Stuff also said it was up to the judge to make suppression orders surrounding court appearances. It stood by its reporting in the interests of open justice and public interest.
The Media Council notes that Ms Dodunski made a very well-argued complaint and that the vulnerability of sex workers deserves recognition. However, there were no suppression orders at the time of publication, and this was a matter of high public interest. These factors trumped any right to privacy and no breach of media principles was established.

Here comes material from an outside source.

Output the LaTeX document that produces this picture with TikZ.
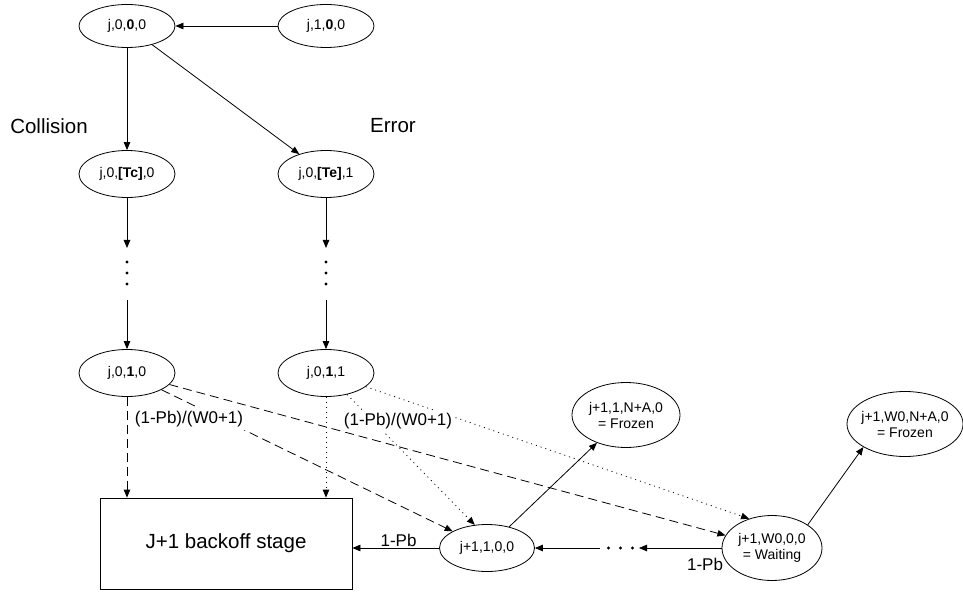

It is usual court practice for the names of adults charged with offences to be publicly available unless suppression is requested and granted by a judge. It is also standard practice for the media to report cases of public interest, as there clearly was in this case. It is to be noted that it has become common-place for the names of lockdown breakers appearing in Court to be published. To make an editorial decision to not name a defendant because of her occupation could be seen as grossly unfair and inconsistent.
There were insufficient grounds for the complaint to proceed.
The Media Council notes that subsequently the women’s lawyer applied for name suppression, which was declined. The lawyer appealed this decision. An interim suppression order was then imposed to allow an appeal to be heard.
The names were removed from the Stuff story pending a final decision.